By referring to the Italian word artificiere for ‘pyrotechnician,’ Fiore points out that the first gunpowder and fireworks specialists were considered artful masters of a rare trade. Ars the Latin noun for ‘art and skill’ and ficere or facere the Latin verbs for ‘creating and making’ extrapolates Fiore’s intent. “I control my mark making as much as I can. I keep in mind that it is a balance between chaos and control and that too much control suffocates the work.”
Applying and adding a new method, Fiore cuts and slices into layers of paper, then ignites the fireworks and smoke bombs in between the paper folds. The effect, similar to a Rorschach test, creates a mirrored pattern within the entire composition, produced by fireworks randomly exploding over the paper, sometimes contained and/or loosely dragged over the surface with both metal and plastic canisters in various sizes.

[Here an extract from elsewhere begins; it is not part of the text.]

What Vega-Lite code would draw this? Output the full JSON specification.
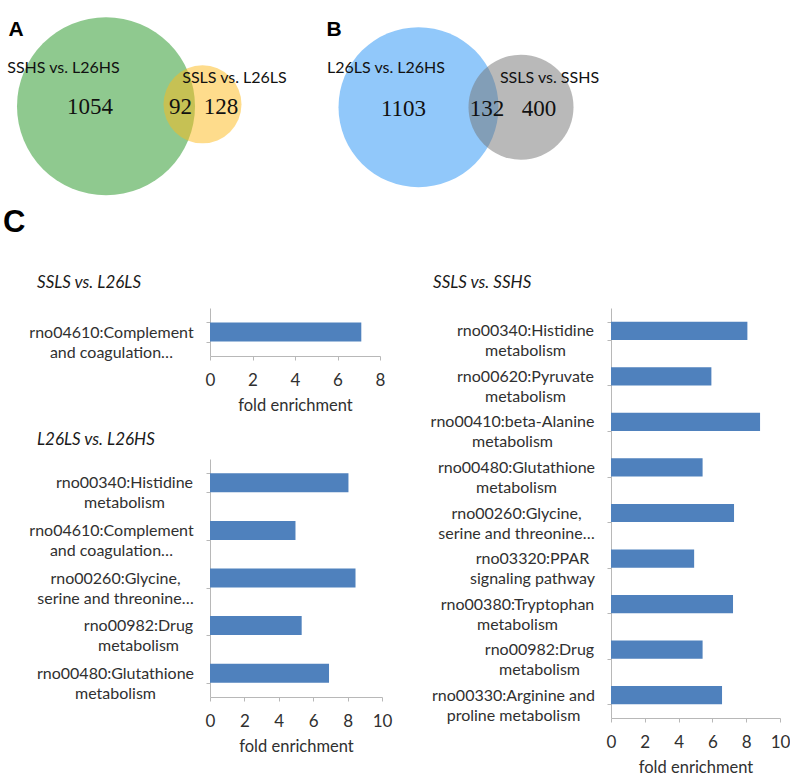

Fiore’s introduction of glassworks expands her repertoire by sculpture combined with the method of pyrotechnics, resulting in a series of Smoke Domes, blown glass with smoke bombs, sandwiched between two gathers of malleable clear glass at 2200 degrees, whereby the smoke bombs “breathe” bubble-like forms of glass, opal and gunmetal in color, for Fiore “mini-explosions contained in glass.”
The artificer (English), a typically male mythological figure with exceptional powers in fantasy games, cartoons and animation, also refers to Fiore’s determination to blur the gender lines often implied with the term and the task. The craft of controlling gunpowder and fireworks was highly regarded, first in battle, and then for celebratory occasions only entrusted to a few chosen men who had proven their expertise beyond doubt. By choosing this medium and making it entirely her own, Fiore has demonstrated that the control of fireworks can be as “artificial” as the connotation of being fantastical, chimerical, hallucinatory and as it must have occurred to the spectators of the first fireworks, marveling over the magical touch of the artificiere and his imaginative display.
Rosemarie Fiore was born in 1972 in Mount Kisco, NY and currently lives and works in New York City. She received her MFA from The School of the Art Institute of Chicago, IL and her BA from the University of Virginia, Charlottesville, VA. Fiore’s work has been the subject of numerous exhibitions in the United States and abroad including Art on Paper 2010 Biennial Exhibition, Weatherspoon Art Museum, University of North Carolina, Greensboro, NC (2010); Fire Works, Hunterdon Art Museum, Clinton, NJ (2010); Pyrotechnics, Priska C. Juschka Fine Art, New York, NY (2009); and Anthem, Longwood Art Gallery, The Bronx Council on the Arts, Bronx, NY (2009). Fiore has been selected for the NYFA Fellowship in Printmaking/Drawing/Book Arts, New York, NY (2009); the BRIO Grant, Bronx, NY (2009); the Yaddo Residency, Saratoga Springs, NY (2007); the Marie Walsh Sharpe Studio Program, New York, NY (2003); the Special Editions Fellowship, Lower East Side Print Shop, New York, NY (2002); Artist in the Marketplace, Bronx Museum, Bronx, NY (2001), the Workspace Grant, Dieu Donné Papermill, New York, NY (2001); and the Skowhegan School of Painting and Sculpture Fellowship, Skowhegan, ME (1999).